Mayor backs Indian American for lieutenant governor`s post
Washington: The mayor of the city of Richmond has come out openly in support of an Indian American Democrat who is running for the post of lieutenant governor of the US state of Virginia.
Mayor Dwight C. Jones is urging voters to vote for Aneesh P. Chopra, one of two Democrats, in the June 11 Democratic primary for the post of lieutenant governor of Virginia in automated calls being made in Chopra`s campaign, the Richmond Times Despatch reported on Saturday.
“I am supporting Aneesh because as a former resident, Aneesh knows the wonderful things our city has to offer and is committed to making sure that we protect the James river, create jobs to get Richmonders back to work, and make sure that all of our children have an equal opportunity to succeed,” Jones was quoted as saying in his message.
Chopra is a former technology secretary in Virginia and had also served as chief technology officer of the US under president Barack Obama.
After Chopra had quit the US chief technology officer post to run for Virginia lieutenant governor, Obama had said that Chopra`s “legacy of leadership and innovation will benefit Americans for years to come”.

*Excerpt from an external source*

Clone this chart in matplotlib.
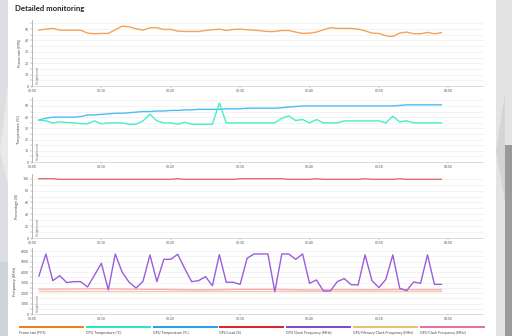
import numpy as np
import matplotlib
matplotlib.use("Agg")
import matplotlib.pyplot as plt
from matplotlib.patches import Rectangle, Polygon
from matplotlib.ticker import MultipleLocator, FuncFormatter

plt.rcParams["font.family"] = ["Lato", "DejaVu Sans"]

# ---------------- data (one sample per second) ----------------
seconds = list(range(1, 60))

frame_rate = [49.1, 50.0, 50.6, 49.1, 49.1, 49.1, 49.1, 46.5, 45.9, 46.2,
              46.2, 49.4, 52.6, 52.0, 50.3, 49.1, 51.2, 51.2, 49.7, 49.7,
              48.2, 47.9, 47.9, 47.9, 48.8, 49.4, 50.0, 48.8, 49.7, 50.0,
              49.4, 49.1, 48.5, 47.9, 47.9, 48.8, 48.8, 47.4, 46.2, 46.5,
              47.4, 49.4, 51.2, 50.6, 50.6, 50.6, 50.0, 48.5, 46.5, 46.2,
              44.1, 43.5, 46.5, 47.4, 45.9, 45.9, 47.1, 45.9, 46.8]

cpu_temp = [37.3, 36.7, 34.9, 35.8, 35.2, 34.9, 34.3, 34.0, 36.7, 34.0,
            34.9, 34.9, 34.9, 33.7, 33.7, 36.7, 42.6, 36.7, 34.9, 34.9,
            33.7, 35.5, 33.7, 33.7, 33.7, 33.7, 52.7, 34.9, 34.9, 34.9,
            34.9, 34.9, 34.9, 34.9, 34.9, 39.0, 41.1, 37.0, 37.9, 34.9,
            37.9, 34.9, 34.9, 34.9, 36.7, 36.7, 36.7, 36.7, 36.7, 36.7,
            34.9, 40.8, 35.8, 36.7, 34.9, 34.9, 34.9, 34.9, 34.9]

gpu_temp = [37.5, 39.0, 40.0, 40.0, 40.0, 40.0, 40.5, 42.0, 42.0, 42.5,
            43.0, 43.5, 43.5, 44.0, 44.5, 45.0, 45.0, 45.5, 45.5, 46.0,
            46.0, 46.5, 46.5, 47.0, 47.0, 47.0, 47.0, 47.5, 47.5, 47.5,
            48.0, 48.0, 48.0, 48.0, 48.0, 48.5, 49.0, 49.5, 50.0, 50.0,
            50.0, 50.0, 50.0, 50.0, 50.0, 50.0, 50.0, 50.0, 50.0, 50.0,
            50.0, 50.0, 50.5, 51.0, 51.0, 51.0, 51.0, 51.0, 51.0]

gpu_load = [100, 100, 100, 99, 99, 99, 99, 99, 99, 99,
            99, 99, 99, 99, 99, 99, 99, 99, 99, 99,
            100, 99, 99, 99, 99, 99, 99, 99, 99, 100,
            100, 100, 100, 100, 100, 100, 99, 99, 99, 99,
            100, 99, 99, 99, 99, 99, 99, 100, 99, 99,
            99, 99, 100, 99, 99, 99, 99, 99, 99]

cpu_clock = [3630, 5730, 3180, 3660, 3000, 3090, 3090, 2580, 3700, 4840,
             2300, 5730, 3980, 3030, 2480, 3120, 5640, 3090, 5220, 5220,
             5700, 4360, 3090, 3180, 3570, 2700, 5670, 3030, 3030, 2830,
             5320, 5730, 5730, 5730, 2130, 5730, 5730, 5220, 5730, 2930,
             3250, 2200, 2200, 3090, 3380, 2800, 2770, 5640, 3180, 2520,
             3310, 5640, 2450, 2230, 3060, 2930, 5640, 2830, 2830]

gpu_mem_clock = [2230] * 59

gpu_clock = [2360, 2370, 2380, 2380, 2380, 2390, 2390, 2400, 2400, 2400,
             2390, 2390, 2380, 2370, 2370, 2360, 2360, 2350, 2350, 2340,
             2330, 2320, 2310, 2310, 2310, 2320, 2330, 2340, 2350, 2350,
             2350, 2350, 2360, 2360, 2350, 2340, 2330, 2320, 2300, 2300,
             2300, 2310, 2320, 2330, 2330, 2330, 2320, 2310, 2310, 2320,
             2330, 2340, 2340, 2330, 2330, 2330, 2330, 2330, 2330]

time_ticks = [0, 10, 20, 30, 40, 50, 60]
time_labels = ["00:00", "00:10", "00:20", "00:30", "00:40", "00:50", "01:00"]

legend_names = ["Frame rate (FPS)", "CPU Temperature (°C)", "GPU Temperature (°C)",
                "GPU Load (%)", "CPU Clock Frequency (MHz)",
                "GPU Memory Clock Frequency (MHz)", "GPU Clock Frequency (MHz)"]
legend_colors = ["#f07f22", "#2de8bd", "#23a3ef", "#d6282e",
                 "#8548d4", "#e8c46c", "#ee6d9a"]

# ---------------- figure ----------------
W, H = 512, 336
fig = plt.figure(figsize=(W / 100, H / 100), dpi=100)
fig.patch.set_facecolor("white")


def box(x0, y0, x1, y1):
    # pixel box (top-left origin) -> figure fraction
    return [x0 / W, 1 - y1 / H, (x1 - x0) / W, (y1 - y0) / H]


# side chrome of the page screenshot
fig.add_artist(Rectangle((0, 0), 8 / W, 1, transform=fig.transFigure,
                         facecolor="#dcdee1", edgecolor="none"))
fig.add_artist(Polygon([(0, 0.55), (8 / W, 0.75), (8 / W, 0.45)], closed=True,
                       transform=fig.transFigure, facecolor="#e9eaec", edgecolor="none"))
fig.add_artist(Rectangle((0, 0), 8 / W, 0.22, transform=fig.transFigure,
                         facecolor="#cfd4db", edgecolor="none"))
fig.add_artist(Rectangle((496 / W, 0), 16 / W, 1, transform=fig.transFigure,
                         facecolor="#e3e3e3", edgecolor="none"))
fig.add_artist(Polygon([(496 / W, 0.55), (505 / W, 0.72), (505 / W, 0.40)], closed=True,
                       transform=fig.transFigure, facecolor="#d4d4d4", edgecolor="none"))
fig.add_artist(Rectangle((505 / W, 0), 7 / W, 1 - 145 / H, transform=fig.transFigure,
                         facecolor="#9a9a9a", edgecolor="none"))

fig.text(15 / W, 1 - 8 / H, "Detailed monitoring", fontsize=5.6, fontweight="bold",
         color="#222222", va="center", ha="left")

panels = [
    dict(top=20, bottom=86, ylim=58, major=10, minor=5, label="Frame rate (FPS)",
         series=[(frame_rate, "#f5a257")]),
    dict(top=97, bottom=162, ylim=58, major=10, minor=5, label="Temperature (°C)",
         series=[(gpu_temp, "#4cbcf7"), (cpu_temp, "#45f0c6")]),
    dict(top=174, bottom=238, ylim=108, major=20, minor=10, label="Percentage (%)",
         series=[(gpu_load, "#e4696b")]),
    dict(top=248, bottom=314, ylim=6300, major=1000, minor=500, label="Frequency (MHz)",
         series=[(gpu_mem_clock, "#f0cf94"), (gpu_clock, "#f3a9c6"), (cpu_clock, "#9a5ddc")]),
]

for p in panels:
    ax = fig.add_axes(box(32, p["top"], 483, p["bottom"]))
    ax.set_xlim(0, 65)
    ax.set_ylim(0, p["ylim"])
    for vals, col in p["series"]:
        ax.plot(seconds, vals, color=col, linewidth=1.0, solid_joinstyle="round")

    ax.yaxis.set_major_locator(MultipleLocator(p["major"]))
    ax.yaxis.set_minor_locator(MultipleLocator(p["minor"]))
    ax.grid(True, which="both", axis="y", color="#eeeeee", linewidth=0.5)
    ax.set_axisbelow(True)
    ax.set_xticks(time_ticks)
    ax.set_xticklabels(time_labels)
    ax.tick_params(axis="both", which="both", labelsize=2.4, colors="#888888",
                   length=1.2, width=0.3, pad=1.2, labelcolor="#555555")
    ax.yaxis.set_major_formatter(FuncFormatter(lambda v, _: f"{v:g}"))

    for s in ["top", "right"]:
        ax.spines[s].set_visible(False)
    ax.spines["left"].set_color("#999999")
    ax.spines["left"].set_linewidth(0.5)
    ax.spines["bottom"].set_color("#cccccc")
    ax.spines["bottom"].set_linewidth(0.5)

    ax.set_ylabel(p["label"], fontsize=2.8, color="#444444", labelpad=2.5)
    ax.text(0.6, p["ylim"] * 0.03, "Graphics test", rotation=90, fontsize=2.2,
            color="#777777", ha="left", va="bottom")

# legend strip at the bottom
for i, (name, col) in enumerate(zip(legend_names, legend_colors)):
    x0 = 19 + i * 66.8
    fig.add_artist(Rectangle((x0 / W, 1 - 328 / H), 65 / W, 2 / H,
                             transform=fig.transFigure, facecolor=col, edgecolor="none"))
    fig.text(x0 / W, 1 - 332.5 / H, name, fontsize=2.6, color="#444444",
             ha="left", va="center")

fig.savefig("out.png", dpi=100)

In a statement, mayor Jones said that he knew that Chopra shared his vision for creating jobs and building a sustainable economy though investments in education and workforce development.
“I can appreciate his commitment to building an economy that invests in the jobs of the future,” Jones said.
“I am honoured to have the endorsement of mayor Jones of Richmond and other mayors and former mayors from across the Commonwealth,” Chopra was quoted as saying.
The state of Virginia is also called the Commonwealth of Virginia.
“As I travel across Virginia, it’s clear that people want to turn the page on divisive politics and instead focus on solutions to our biggest challenges. I am excited to work with Mayor Jones and elected officials across Virginia to move us all forward,” Chopra said.
In the June 11 primary, Chopra faces fellow Democrat Ralph S. Northam, a state senator from Norfolk.
The winner will face Republican candidate E.W. Jackson in November this year.
The Virginia lieutenant governor is a constitutional post and is elected every four years along with the governor and the attorney-general of the state.
The governor and lieutenant governor are elected separately and hence can be of different.
The lieutenant governor is the first in the line of succession if the governor dies.